%%

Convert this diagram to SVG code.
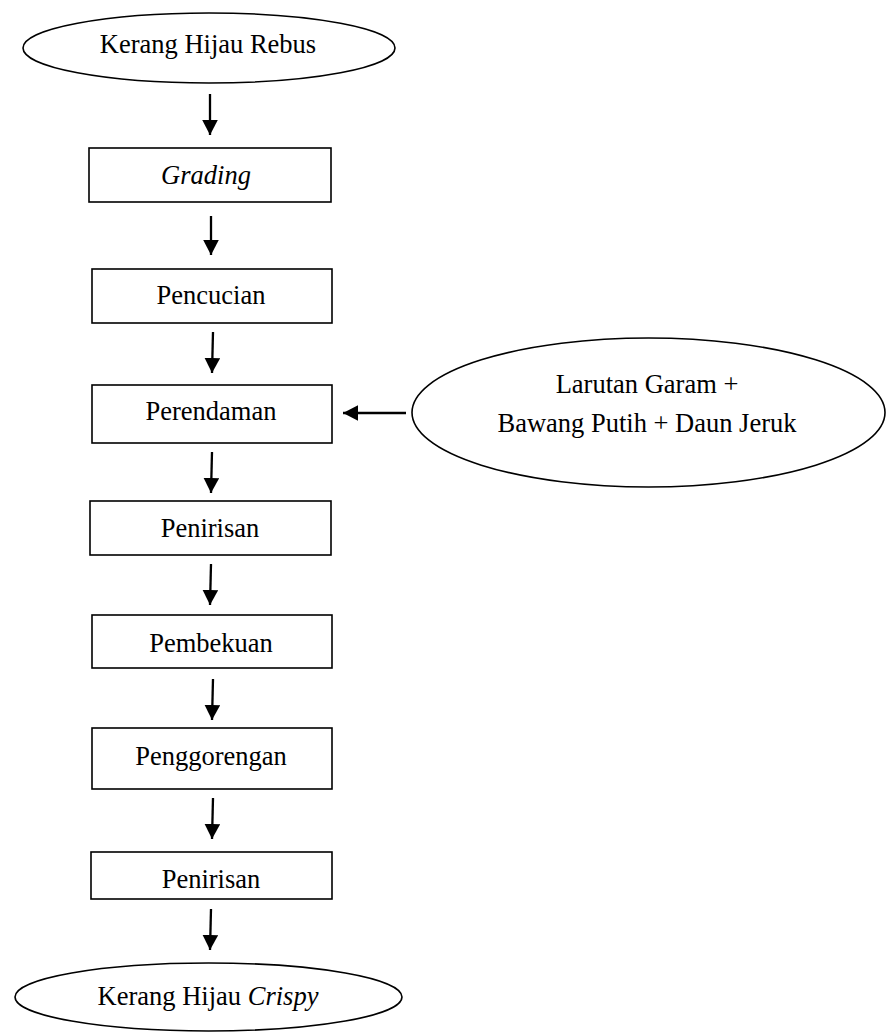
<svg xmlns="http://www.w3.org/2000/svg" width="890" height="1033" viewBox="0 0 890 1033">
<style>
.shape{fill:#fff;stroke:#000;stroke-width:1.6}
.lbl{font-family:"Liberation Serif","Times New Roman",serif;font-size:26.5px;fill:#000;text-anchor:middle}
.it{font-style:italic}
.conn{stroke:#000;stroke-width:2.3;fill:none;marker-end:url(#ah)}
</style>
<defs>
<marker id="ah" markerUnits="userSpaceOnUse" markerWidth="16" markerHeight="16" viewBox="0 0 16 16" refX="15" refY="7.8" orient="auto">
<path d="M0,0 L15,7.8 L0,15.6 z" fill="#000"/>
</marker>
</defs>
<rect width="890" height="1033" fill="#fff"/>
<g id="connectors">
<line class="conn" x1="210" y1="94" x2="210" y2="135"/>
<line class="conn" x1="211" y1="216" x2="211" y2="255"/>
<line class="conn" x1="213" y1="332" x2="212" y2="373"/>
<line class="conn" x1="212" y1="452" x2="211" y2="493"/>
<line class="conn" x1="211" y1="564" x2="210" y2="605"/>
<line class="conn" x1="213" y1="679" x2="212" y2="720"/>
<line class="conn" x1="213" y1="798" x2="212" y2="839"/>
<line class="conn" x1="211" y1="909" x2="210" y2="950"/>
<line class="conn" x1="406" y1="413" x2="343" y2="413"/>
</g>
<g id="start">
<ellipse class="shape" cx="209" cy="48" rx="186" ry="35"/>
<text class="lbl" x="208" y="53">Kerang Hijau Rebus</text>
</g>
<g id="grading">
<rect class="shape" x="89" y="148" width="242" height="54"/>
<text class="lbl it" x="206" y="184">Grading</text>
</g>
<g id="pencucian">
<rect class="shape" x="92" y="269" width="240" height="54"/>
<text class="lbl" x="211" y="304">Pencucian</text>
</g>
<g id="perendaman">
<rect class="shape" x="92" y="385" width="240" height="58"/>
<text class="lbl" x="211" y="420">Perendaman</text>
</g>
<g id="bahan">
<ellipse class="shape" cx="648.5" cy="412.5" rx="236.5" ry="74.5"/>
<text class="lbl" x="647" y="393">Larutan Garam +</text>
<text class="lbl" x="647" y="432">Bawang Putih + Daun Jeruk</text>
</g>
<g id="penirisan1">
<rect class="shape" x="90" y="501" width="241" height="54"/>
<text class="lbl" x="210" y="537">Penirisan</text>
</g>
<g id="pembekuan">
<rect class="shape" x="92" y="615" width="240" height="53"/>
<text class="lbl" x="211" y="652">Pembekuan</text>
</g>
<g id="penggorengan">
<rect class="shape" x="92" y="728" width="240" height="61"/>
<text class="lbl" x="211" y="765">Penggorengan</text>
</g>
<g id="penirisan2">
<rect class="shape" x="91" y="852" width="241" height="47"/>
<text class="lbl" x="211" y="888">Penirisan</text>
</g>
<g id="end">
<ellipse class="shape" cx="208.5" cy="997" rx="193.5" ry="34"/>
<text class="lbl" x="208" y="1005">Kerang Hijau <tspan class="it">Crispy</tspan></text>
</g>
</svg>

%%

## WHAT THIS TASK INVOLVES
Every line of text is to be repeated exactly; pictures are left out.

## RESPONSE TO THE TASK
Convert this diagram to SVG code.
<svg xmlns="http://www.w3.org/2000/svg" width="890" height="1033" viewBox="0 0 890 1033">
<style>
.shape{fill:#fff;stroke:#000;stroke-width:1.6}
.lbl{font-family:"Liberation Serif","Times New Roman",serif;font-size:26.5px;fill:#000;text-anchor:middle}
.it{font-style:italic}
.conn{stroke:#000;stroke-width:2.3;fill:none;marker-end:url(#ah)}
</style>
<defs>
<marker id="ah" markerUnits="userSpaceOnUse" markerWidth="16" markerHeight="16" viewBox="0 0 16 16" refX="15" refY="7.8" orient="auto">
<path d="M0,0 L15,7.8 L0,15.6 z" fill="#000"/>
</marker>
</defs>
<rect width="890" height="1033" fill="#fff"/>
<g id="connectors">
<line class="conn" x1="210" y1="94" x2="210" y2="135"/>
<line class="conn" x1="211" y1="216" x2="211" y2="255"/>
<line class="conn" x1="213" y1="332" x2="212" y2="373"/>
<line class="conn" x1="212" y1="452" x2="211" y2="493"/>
<line class="conn" x1="211" y1="564" x2="210" y2="605"/>
<line class="conn" x1="213" y1="679" x2="212" y2="720"/>
<line class="conn" x1="213" y1="798" x2="212" y2="839"/>
<line class="conn" x1="211" y1="909" x2="210" y2="950"/>
<line class="conn" x1="406" y1="413" x2="343" y2="413"/>
</g>
<g id="start">
<ellipse class="shape" cx="209" cy="48" rx="186" ry="35"/>
<text class="lbl" x="208" y="53">Kerang Hijau Rebus</text>
</g>
<g id="grading">
<rect class="shape" x="89" y="148" width="242" height="54"/>
<text class="lbl it" x="206" y="184">Grading</text>
</g>
<g id="pencucian">
<rect class="shape" x="92" y="269" width="240" height="54"/>
<text class="lbl" x="211" y="304">Pencucian</text>
</g>
<g id="perendaman">
<rect class="shape" x="92" y="385" width="240" height="58"/>
<text class="lbl" x="211" y="420">Perendaman</text>
</g>
<g id="bahan">
<ellipse class="shape" cx="648.5" cy="412.5" rx="236.5" ry="74.5"/>
<text class="lbl" x="647" y="393">Larutan Garam +</text>
<text class="lbl" x="647" y="432">Bawang Putih + Daun Jeruk</text>
</g>
<g id="penirisan1">
<rect class="shape" x="90" y="501" width="241" height="54"/>
<text class="lbl" x="210" y="537">Penirisan</text>
</g>
<g id="pembekuan">
<rect class="shape" x="92" y="615" width="240" height="53"/>
<text class="lbl" x="211" y="652">Pembekuan</text>
</g>
<g id="penggorengan">
<rect class="shape" x="92" y="728" width="240" height="61"/>
<text class="lbl" x="211" y="765">Penggorengan</text>
</g>
<g id="penirisan2">
<rect class="shape" x="91" y="852" width="241" height="47"/>
<text class="lbl" x="211" y="888">Penirisan</text>
</g>
<g id="end">
<ellipse class="shape" cx="208.5" cy="997" rx="193.5" ry="34"/>
<text class="lbl" x="208" y="1005">Kerang Hijau <tspan class="it">Crispy</tspan></text>
</g>
</svg>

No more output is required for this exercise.